= John Sedberry Marshall =

American theologian

John Sedberry Marshall (May 25, 1898 – 1979) was an American scholar whose works focused on topics related to the United States Episcopal Church; he authored studies on the theology of William Porcher DuBose and Richard Hooker.

==Early life and career==
He was born in Fullerton, California and educated at Pomona College (where he graduated with a BA in 1921) and Boston University (where he gained his PhD in 1926). Marshall was the professor of philosophy at Albion College from 1926 until 1946 and professor of philosophy at the University of the South in Sewanee, Tennessee from 1946 until 1968. He was also editor of the Anglican Theological Review during 1959–1965.

==Writings==
In 1949 Marshall's book on the theology of William Porcher DuBose, The Word Was Made Flesh, was published by the University of the South Press with an introduction by the late Episcopal bishop of New York City, William T. Manning. Norman Pittenger appraised the work as a "convenient, logically developed outline of the whole philosophical-theological view of Du Bose".

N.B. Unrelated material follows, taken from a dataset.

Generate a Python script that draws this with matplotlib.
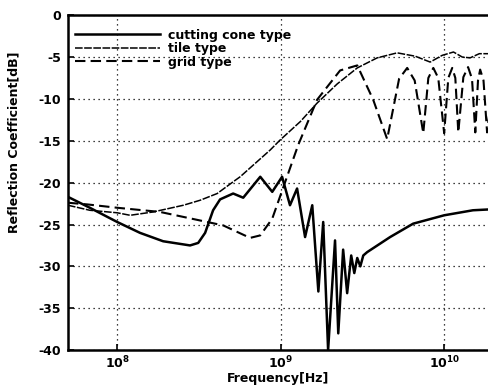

Marshall's 1956 work, Hooker's Theology of Common Prayer, is a guide to Richard Hooker's fifth book of his Of the Lawes of Ecclesiastical Politie. In his review, Massey H. Shepherd said it was "nothing less than an up-to-date apology for the Book of Common Prayer" and "an outstanding example of how old classics can be made to speak in contemporary accents to living issues of theology".

In 1963, Marshall composed a fuller treatment of Hooker's theology in Hooker and the Anglican Tradition: An Historical and Theological Study on Hooker's Ecclesiastical Polity. Marshall argued that Hooker in his Of the Lawes of Ecclesiastical Politie only aimed to refute the Puritans in Books II–V, i–xlix and VI, and that Books I, V, l–lxxxi, VII–VIII were intended as a Summa Theologiae modelled on Thomas Aquinas and in which Hooker imitated Aristotle's method of continual discourse.

==Personal life==
Marshall married Elizabeth Southard on May 26, 1923, and they had one son.

==Works==
===Books===
- Existence and Value, co-authored with Nikolay Lossky (London: George Allen and Unwin, 1935).
- The Genius and Mission of the Episcopal Church (Philadelphia: Church Historical Society, 1949).
- The Word Was Made Flesh: The Theology of William Porscher DuBose, introduction by William T. Manning (Sewanee, Tennessee: University Press at the University of the South, 1949).
- Hooker's Theology of Common Prayer: The Fifth Book of the Polity Paraphrased and Expanded into a Commentary on the Prayer Book (Sewanee, Tennessee: University Press at the University of the South, 1956).
- Hooker and the Anglican Tradition: An Historical and Theological Study on Hooker's Ecclesiastical Polity (London: Adam & Charles Black, 1963).

===Articles===
- 'Logic and Language', The Monist, Vol. 40, No. 3 (July 1930), pp. 453–461.
- 'From Aristotle to Christ: Or The Philosophy of William Porcher DuBose', The Sewanee Review, Vol. 51, No. 1 (January – March 1943), pp. 148–159.
- 'Richard Hooker and the Anglo-Saxon Ideal', The Sewanee Review, Vol. 52, No. 3 (Summer 1944), pp. 381–392.
- 'Aristotle and the Agrarians', The Review of Politics, Vol. 9, No. 3 (July 1947), pp. 350–361.
- 'Art and Aesthetic in Aristotle', The Journal of Aesthetics and Art Criticism, Vol. 12, No. 2 (December 1953), pp. 228–231.